Helen Frankenthaler, one of the earliest and most influential contributors to the Abstract Expressionist movement, has died at the age of 83.
In an interview with the The New York Times, Frankenthaler’s longtime assistant, Maureen St. Onge, said that she had been ill for some time, but did not go into details about the cause of death. A statement from Jeanne Collins & Associates, the PR firm that represented the artist, placed Frankenthaler among “the great American artists of the 20th century,” describing her as “one of the foremost colorists of our time.”
Born in 1928, Frankenthaler was educated at the Dalton School and Bennington College. Receiving instruction from Rufino Tamayo, Paul Feeley, and, briefly, Hans Hofmann, Frankenthaler emerged early on as a legitimate heir to the first generation of Abstract Expressionists. With an eye for color that few could match, Frankenthaler possessed a passion for experimentation that led her into other media, including ceramics and printmaking.
A key moment in Frankenthaler's career took place when she began thinning her paints with turpentine so that they would be absorbed into the fabric of the canvas. Drawing attention to the the materiality and flatness of the medium, her “stain” technique would affirm the priorities of Modernism established by Clement Greenberg, using “the methods of a discipline to criticize the discipline itself.” Greenberg, with whom Frankenthaler was involved romantically for several years, was an early champion of Frankenthaler's work; he would include her in a seminal show he curated for the Los Angeles County Museum of Art in 1964, titled “Post-Painterly Abstraction.”
Like Lee Krasner and Elaine de Kooning, Frankenthaler knew what it was like to be a great painter who was also married to a great painter. Critics and historians tend to regard Abstract Expressionism as a boy’s club, generally treating whatever signs of femininity as exceptional, and describing the movement’s women contributors as somehow aberrant and minor.
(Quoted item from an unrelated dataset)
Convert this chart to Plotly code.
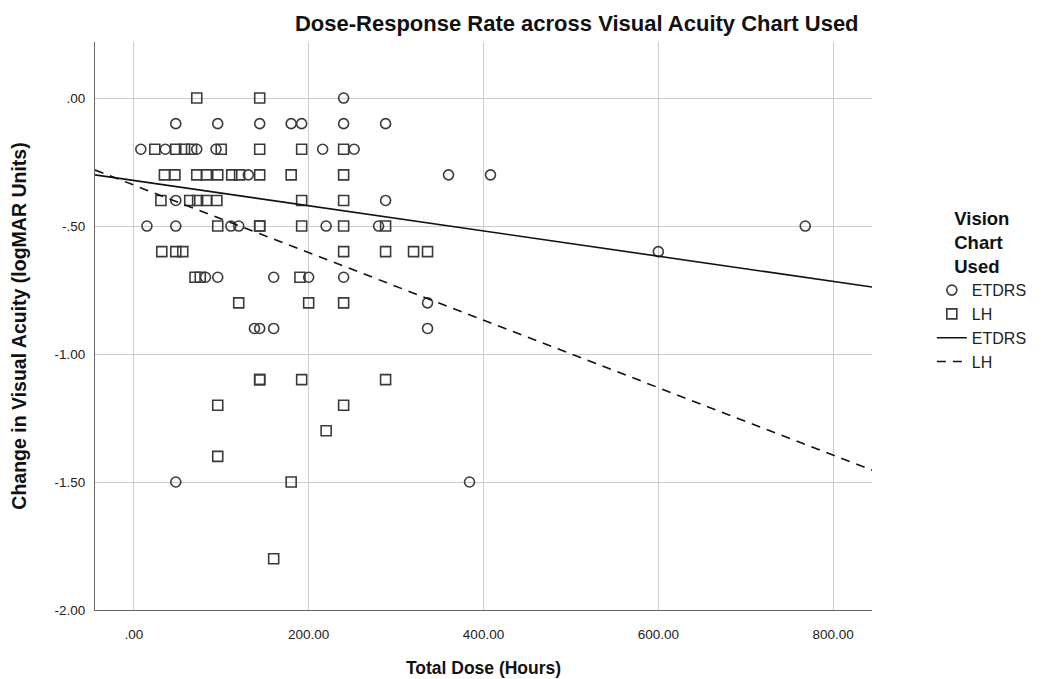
import plotly.graph_objects as go

# ETDRS (circles)
etdrs_dose = [240,
              48, 96, 144, 180, 192, 240, 288,
              8, 36, 72, 94, 216, 252,
              131, 360, 408,
              48, 288,
              15, 48, 111, 120, 220, 280, 768,
              600,
              82, 96, 160, 200, 240,
              336,
              138, 144, 160, 336,
              48, 384]
etdrs_change = [0.0,
                -0.1, -0.1, -0.1, -0.1, -0.1, -0.1, -0.1,
                -0.2, -0.2, -0.2, -0.2, -0.2, -0.2,
                -0.3, -0.3, -0.3,
                -0.4, -0.4,
                -0.5, -0.5, -0.5, -0.5, -0.5, -0.5, -0.5,
                -0.6,
                -0.7, -0.7, -0.7, -0.7, -0.7,
                -0.8,
                -0.9, -0.9, -0.9, -0.9,
                -1.5, -1.5]

# LH (squares)
lh_dose = [72, 144,
           24, 48, 58, 66, 100, 144, 192, 240,
           35, 47, 72, 83, 96, 112, 121, 144, 180, 240,
           31, 64, 73, 83, 95, 192, 240,
           96, 144, 144, 192, 240, 288,
           32, 48, 56, 240, 288, 320, 336,
           70, 76, 190,
           120, 200, 240,
           144, 144, 192, 288,
           96, 240,
           220,
           96,
           180,
           160]
lh_change = [0.0, 0.0,
             -0.2, -0.2, -0.2, -0.2, -0.2, -0.2, -0.2, -0.2,
             -0.3, -0.3, -0.3, -0.3, -0.3, -0.3, -0.3, -0.3, -0.3, -0.3,
             -0.4, -0.4, -0.4, -0.4, -0.4, -0.4, -0.4,
             -0.5, -0.5, -0.5, -0.5, -0.5, -0.5,
             -0.6, -0.6, -0.6, -0.6, -0.6, -0.6, -0.6,
             -0.7, -0.7, -0.7,
             -0.8, -0.8, -0.8,
             -1.1, -1.1, -1.1, -1.1,
             -1.2, -1.2,
             -1.3,
             -1.4,
             -1.5,
             -1.8]

# Fit lines (intercept, slope)
fit_names = ["ETDRS", "LH"]
fit_intercepts = [-0.322, -0.340]
fit_slopes = [-0.000493, -0.001319]

x_range = [-44.4, 844.4]
y_range = [-2.0, 0.219]
x_ticks = [0, 200, 400, 600, 800]
x_ticklabels = [".00", "200.00", "400.00", "600.00", "800.00"]
y_ticks = [0, -0.5, -1.0, -1.5, -2.0]
y_ticklabels = [".00", "-.50", "-1.00", "-1.50", "-2.00"]

FONT = "Arial, 'Liberation Sans', sans-serif"
mk_col = "#3a3a3a"

fig = go.Figure()
fig.add_trace(go.Scatter(x=etdrs_dose, y=etdrs_change, mode="markers", name="ETDRS",
                         marker=dict(symbol="circle-open", size=10, color=mk_col,
                                     line=dict(width=1.6, color=mk_col))))
fig.add_trace(go.Scatter(x=lh_dose, y=lh_change, mode="markers", name="LH",
                         marker=dict(symbol="square-open", size=10, color=mk_col,
                                     line=dict(width=1.6, color=mk_col))))
dashes = ["solid", "9px,7px"]
for name, b0, b1, d in zip(fit_names, fit_intercepts, fit_slopes, dashes):
    fig.add_trace(go.Scatter(x=x_range, y=[b0 + b1 * x for x in x_range], mode="lines",
                             name=name, line=dict(color="#111111", width=1.6, dash=d)))

fig.update_layout(
    width=1044, height=679,
    margin=dict(l=95, r=169, t=42, b=69),
    paper_bgcolor="white", plot_bgcolor="white",
    font=dict(family=FONT, size=13, color="#222"),
    title=dict(text="<b>Dose-Response Rate across Visual Acuity Chart Used</b>",
               x=0.62, xref="paper", xanchor="center", y=0.966, yanchor="middle",
               font=dict(size=22, color="#111")),
    showlegend=True,
    legend=dict(x=1.077, y=0.72, xanchor="left", yanchor="top",
                title=dict(text="<b>Vision<br>Chart<br>Used</b>", side="top center",
                           font=dict(size=18.5, color="#111")),
                font=dict(size=16, color="#222"), tracegroupgap=0, itemwidth=30,
                bgcolor="rgba(0,0,0,0)"),
)
fig.update_xaxes(range=x_range, tickvals=x_ticks, ticktext=x_ticklabels,
                 automargin=False,
                 showgrid=True, gridcolor="#cccccc", gridwidth=1, zeroline=False,
                 showline=True, linecolor="#666", linewidth=1,
                 ticks="outside", ticklen=12, tickcolor="rgba(0,0,0,0)",
                 tickfont=dict(size=13.5, color="#222"),
                 title=dict(text="<b>Total Dose (Hours)</b>", font=dict(size=17.5, color="#111"),
                            standoff=20))
fig.update_yaxes(range=y_range, tickvals=y_ticks, ticktext=y_ticklabels,
                 automargin=False,
                 showgrid=True, gridcolor="#cccccc", gridwidth=1, zeroline=False,
                 showline=True, linecolor="#666", linewidth=1,
                 ticks="outside", ticklen=6, tickcolor="rgba(0,0,0,0)",
                 tickfont=dict(size=13.5, color="#222"),
                 title=dict(text="<b>Change in Visual Acuity (logMAR Units)</b>",
                            font=dict(size=19.5, color="#111"), standoff=22))

fig.write_html("out.html")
Granted, there are features of Frankenthaler's work that are decidedly feminine. She frequently opted for pinks, blues, and floral greens, and the colors in her stain paintings are characterized by a sense of delicacy and transience. Of course, none of this came from an interest in being a “lady painter.” The New York Times points out that Frankenthaler “never aligned herself with the feminist movement in art that began to surface in the 1970s.” Her contributions to AbEx and Color Field movements were driven by something much more personal: a desire to explore the relationships between color and form at their most elemental level. Frankenthaler sought to make new, expressive, moving work. She succeeded.